Independent Alliance minister John Halligan has compared child mortality rates in mother and baby homes to Nazi concentration camps.
The Waterford TD also said religious orders found guilty of criminal neglect should have their assets seized.
The Minister of State for Training and Skills said elderly nuns who worked in the homes should be interviewed as part of expected criminal investigations to be conducted by gardaí.
“Old age should not diminish accountability for any crime or alleged crime. If you bear in mind that the child mortality rate at Bessborough in 1943 was approaching 70 per cent, sure that’s similar to concentration camps,” he said.
"Are we seriously saying that because somebody is ill or aged that we shouldn't at least interview them? If you look at what's happened at Belsen, Auschwitz, Dachau, even up to last year individuals who are alleged to have carried out horrendous crimes in their 80s and 90s were interviewed."

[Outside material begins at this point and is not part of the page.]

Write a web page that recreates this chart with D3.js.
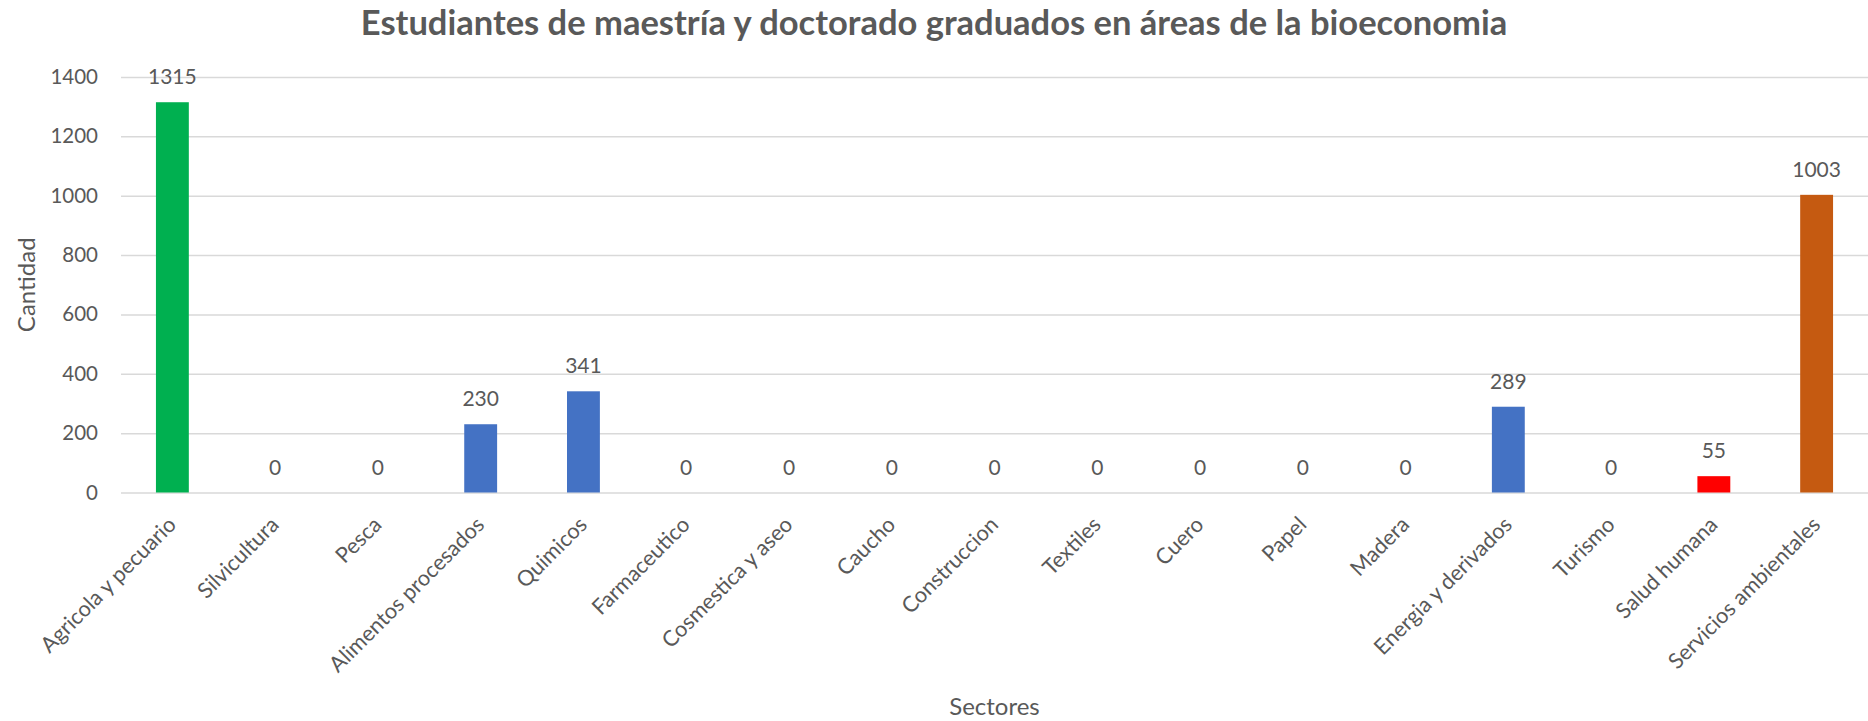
<!DOCTYPE html>
<html>
<head>
<meta charset="utf-8">
<script src="https://cdn.jsdelivr.net/npm/d3@7"></script>
<style>
  body { margin: 0; background: #fff; }
  text { font-family: Lato, "Open Sans", sans-serif; fill: #595959; }
</style>
</head>
<body>
<script>
// datos del grafico
var sectores = ["Agricola y pecuario", "Silvicultura", "Pesca", "Alimentos procesados", "Quimicos",
  "Farmaceutico", "Cosmestica y aseo", "Caucho", "Construccion", "Textiles", "Cuero", "Papel",
  "Madera", "Energia y derivados", "Turismo", "Salud humana", "Servicios ambientales"];
var cantidad = [1315, 0, 0, 230, 341, 0, 0, 0, 0, 0, 0, 0, 0, 289, 0, 55, 1003];
var colores = ["#00b050", "#4472c4", "#4472c4", "#4472c4", "#4472c4", "#4472c4", "#4472c4", "#4472c4",
  "#4472c4", "#4472c4", "#4472c4", "#4472c4", "#4472c4", "#4472c4", "#4472c4", "#ff0000", "#c55a11"];
var yTicks = [0, 200, 400, 600, 800, 1000, 1200, 1400];

var titulo = "Estudiantes de maestría y doctorado graduados en áreas de la bioeconomia";

var W = 1868, H = 721;
// area del grafico (ojo: "top" ya existe en window)
var pLeft = 121, pRight = 1868, pTop = 77, pBottom = 492.5;

var svg = d3.select("body").append("svg").attr("width", W).attr("height", H);

var x = d3.scaleBand().domain(sectores).range([pLeft, pRight]).paddingInner(0.68).paddingOuter(0.34);
var y = d3.scaleLinear().domain([0, 1400]).range([pBottom, pTop]);

// lineas de la grilla + etiquetas del eje y
var yAxis = svg.append("g")
  .attr("transform", "translate(" + pLeft + ",0)")
  .call(d3.axisLeft(y).tickValues(yTicks).tickFormat(d3.format("d"))
    .tickSize(-(pRight - pLeft)).tickPadding(23));
yAxis.select(".domain").remove();
yAxis.selectAll(".tick line").attr("stroke", "#d9d9d9").attr("stroke-width", 1.5);
yAxis.selectAll(".tick text").style("font-size", "20.5px").attr("fill", "#595959")
  .style("font-family", "Lato, 'Open Sans', sans-serif");

// barras
svg.selectAll("rect.barra")
  .data(cantidad)
  .enter()
  .append("rect")
  .attr("class", "barra")
  .attr("x", function(d, i) { return x(sectores[i]); })
  .attr("y", function(d) { return y(d); })
  .attr("width", x.bandwidth())
  .attr("height", function(d) { return pBottom - y(d); })
  .attr("fill", function(d, i) { return colores[i]; });

// etiquetas de valores
svg.selectAll("text.valor")
  .data(cantidad)
  .enter()
  .append("text")
  .attr("class", "valor")
  .attr("x", function(d, i) { return x(sectores[i]) + x.bandwidth() / 2; })
  .attr("y", function(d) { return y(d) - 18; })
  .attr("text-anchor", "middle")
  .style("font-size", "21px")
  .text(function(d) { return d; });

// etiquetas del eje x, rotadas
svg.selectAll("text.sector")
  .data(sectores)
  .enter()
  .append("text")
  .attr("class", "sector")
  .attr("text-anchor", "end")
  .attr("transform", function(d) {
    return "translate(" + (x(d) + x.bandwidth() / 2 + 5) + ",526) rotate(-45)";
  })
  .style("font-size", "21.7px")
  .text(function(d) { return d; });

// titulos
svg.append("text")
  .attr("x", W / 2).attr("y", 35)
  .attr("text-anchor", "middle")
  .style("font-size", "34.5px").style("font-weight", "bold")
  .text(titulo);

svg.append("text")
  .attr("transform", "translate(35," + ((pTop + pBottom) / 2) + ") rotate(-90)")
  .attr("text-anchor", "middle")
  .style("font-size", "24px")
  .text("Cantidad");

svg.append("text")
  .attr("x", (pLeft + pRight) / 2).attr("y", 715)
  .attr("text-anchor", "middle")
  .style("font-size", "24px")
  .text("Sectores");
</script>
</body>
</html>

Mr Halligan was speaking to RTÉ Radio on Saturday in the wake of confirmation last week from the Mother and Baby Homes Commission that "significant quantities" of human remains found at a mother and baby home in Tuam run by the Bon Secours Sisters belonged to young infants.
Minister for Children and Youth Affairs Katherine Zappone is said to be considering broadening the commission of inquiry's remit to include other homes beyond Tuam, and will examine her options over the coming weeks.
Referring to State grants paid to the Bon Secours order for maintenance of children in its care as well as sums received through the sale of children to foster parents in the US, Mr Halligan said monies should be seized if significant wrongdoing is established.
"I think there has to be an investigation, everybody has to be interviewed, and if it is found that they're guilty of neglect, well their assets should be seized by the Criminal Assets Bureau, " he said.
Speaking on the Claire Byrne programme David Quinn, head of Catholic advocacy group the Iona Institute, said the lack of comment on the topic from the Bon Secours Sisters was "not helping matters".
“One point of frustration for the whole thing is that the Bon Secours sisters have said so little.... I would love to hear more from the Bon Secours sisters, and I think their silence is not helping matters to put it mildly,” he said.
Mr Quinn agreed that nuns who are suspected of engaging in criminal neglect should be interviewed as part of investigations.